The original notion of conservative is that a field is conservative when the force on a test particle moving around any closed path does no net work. Electrostatic and gravitational fields are conservative in this sense. The mathematical underpinning which justifies persisting with the term in other contexts is that a electrostatic of gravitational field can be derived as the derivative of a scalar potential function. For conservative fields that exert forces directly on charges, the physical interpretation of the potential function is the energy of a charge as a function of position in the field (and scaled by the charge), and the fact that it is well-defined means that the energy has to be the same after going for a journey and returning to the same point - i.e., the energy is conserved.
But magnetic fields only act on moving charges, and at right angles to the motion, so the work is always zero and the concept doesn't properly apply.
Of course, if there were magnetic monopoles, they would try to follow the magnetic field the way electric charges try to follow the electric field lines.

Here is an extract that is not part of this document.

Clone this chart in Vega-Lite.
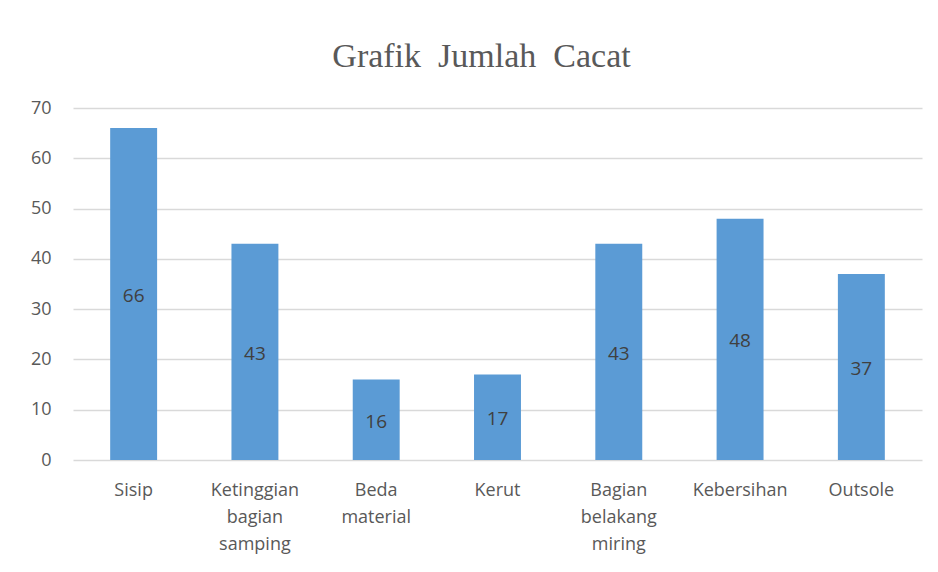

And since magnetic field lines can only go in closed paths, that would create a non-conservative force on the monopoles. So the magnetic field is described as non-conservative, even though the original intuition doesn’t quite apply - there are no magnetic monopoles as far as we know or suspect.
So not only doesn’t the label apply literally, for lack of magnetic monopoles, it doesn’t even apply in the mathematical sense, because the magnetic field can’t be derived from a scalar potential.
Mind you, the magnetic field can be derived from a vector potential function, and this underlies the fact that if you have a test magnetic dipole in a magnetic field, e.g., a small permanent magnet, which simulates an opposed pair of magnetic monopoles, the energy is a well-defined function of position and orientation of the dipole. But that’s not what’s usually regarded as conservative.